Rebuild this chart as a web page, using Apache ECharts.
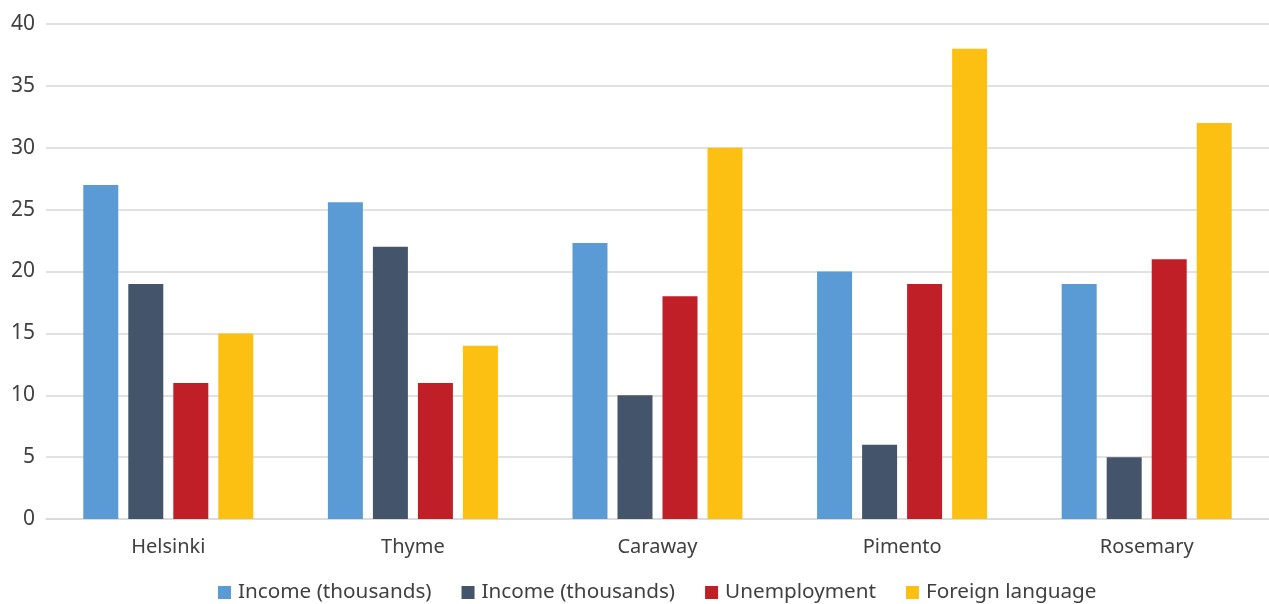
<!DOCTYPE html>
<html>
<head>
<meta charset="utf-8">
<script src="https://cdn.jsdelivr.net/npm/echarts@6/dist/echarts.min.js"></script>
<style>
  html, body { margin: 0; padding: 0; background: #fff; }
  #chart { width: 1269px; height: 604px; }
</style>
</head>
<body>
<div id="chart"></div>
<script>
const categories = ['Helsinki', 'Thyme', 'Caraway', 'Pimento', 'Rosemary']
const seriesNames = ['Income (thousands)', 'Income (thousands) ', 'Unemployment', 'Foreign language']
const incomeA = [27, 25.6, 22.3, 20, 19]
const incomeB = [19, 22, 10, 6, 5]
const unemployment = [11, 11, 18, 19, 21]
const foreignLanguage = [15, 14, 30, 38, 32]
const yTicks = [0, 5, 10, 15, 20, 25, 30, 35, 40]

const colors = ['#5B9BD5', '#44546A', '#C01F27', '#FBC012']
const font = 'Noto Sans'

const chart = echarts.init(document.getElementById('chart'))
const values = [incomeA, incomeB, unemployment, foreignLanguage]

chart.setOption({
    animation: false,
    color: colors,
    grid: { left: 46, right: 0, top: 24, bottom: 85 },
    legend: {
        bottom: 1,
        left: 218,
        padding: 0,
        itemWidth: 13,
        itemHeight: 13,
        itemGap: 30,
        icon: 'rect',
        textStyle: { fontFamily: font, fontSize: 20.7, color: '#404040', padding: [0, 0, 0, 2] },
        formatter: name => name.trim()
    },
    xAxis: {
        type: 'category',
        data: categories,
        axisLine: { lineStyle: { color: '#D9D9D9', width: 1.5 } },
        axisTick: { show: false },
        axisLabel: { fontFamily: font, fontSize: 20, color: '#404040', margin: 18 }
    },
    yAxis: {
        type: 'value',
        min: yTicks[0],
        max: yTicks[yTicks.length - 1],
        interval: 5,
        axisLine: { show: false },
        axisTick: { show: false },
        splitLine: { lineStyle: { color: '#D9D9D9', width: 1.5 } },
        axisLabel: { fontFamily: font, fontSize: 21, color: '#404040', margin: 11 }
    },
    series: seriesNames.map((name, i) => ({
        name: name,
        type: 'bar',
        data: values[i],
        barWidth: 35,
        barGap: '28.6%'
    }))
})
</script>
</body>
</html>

•••

Exercise aim
From the material above, copy everything exactly but the pictures.

Exercise solution
Rebuild this chart as a web page, using Apache ECharts.
<!DOCTYPE html>
<html>
<head>
<meta charset="utf-8">
<script src="https://cdn.jsdelivr.net/npm/echarts@6/dist/echarts.min.js"></script>
<style>
  html, body { margin: 0; padding: 0; background: #fff; }
  #chart { width: 1269px; height: 604px; }
</style>
</head>
<body>
<div id="chart"></div>
<script>
const categories = ['Helsinki', 'Thyme', 'Caraway', 'Pimento', 'Rosemary']
const seriesNames = ['Income (thousands)', 'Income (thousands) ', 'Unemployment', 'Foreign language']
const incomeA = [27, 25.6, 22.3, 20, 19]
const incomeB = [19, 22, 10, 6, 5]
const unemployment = [11, 11, 18, 19, 21]
const foreignLanguage = [15, 14, 30, 38, 32]
const yTicks = [0, 5, 10, 15, 20, 25, 30, 35, 40]

const colors = ['#5B9BD5', '#44546A', '#C01F27', '#FBC012']
const font = 'Noto Sans'

const chart = echarts.init(document.getElementById('chart'))
const values = [incomeA, incomeB, unemployment, foreignLanguage]

chart.setOption({
    animation: false,
    color: colors,
    grid: { left: 46, right: 0, top: 24, bottom: 85 },
    legend: {
        bottom: 1,
        left: 218,
        padding: 0,
        itemWidth: 13,
        itemHeight: 13,
        itemGap: 30,
        icon: 'rect',
        textStyle: { fontFamily: font, fontSize: 20.7, color: '#404040', padding: [0, 0, 0, 2] },
        formatter: name => name.trim()
    },
    xAxis: {
        type: 'category',
        data: categories,
        axisLine: { lineStyle: { color: '#D9D9D9', width: 1.5 } },
        axisTick: { show: false },
        axisLabel: { fontFamily: font, fontSize: 20, color: '#404040', margin: 18 }
    },
    yAxis: {
        type: 'value',
        min: yTicks[0],
        max: yTicks[yTicks.length - 1],
        interval: 5,
        axisLine: { show: false },
        axisTick: { show: false },
        splitLine: { lineStyle: { color: '#D9D9D9', width: 1.5 } },
        axisLabel: { fontFamily: font, fontSize: 21, color: '#404040', margin: 11 }
    },
    series: seriesNames.map((name, i) => ({
        name: name,
        type: 'bar',
        data: values[i],
        barWidth: 35,
        barGap: '28.6%'
    }))
})
</script>
</body>
</html>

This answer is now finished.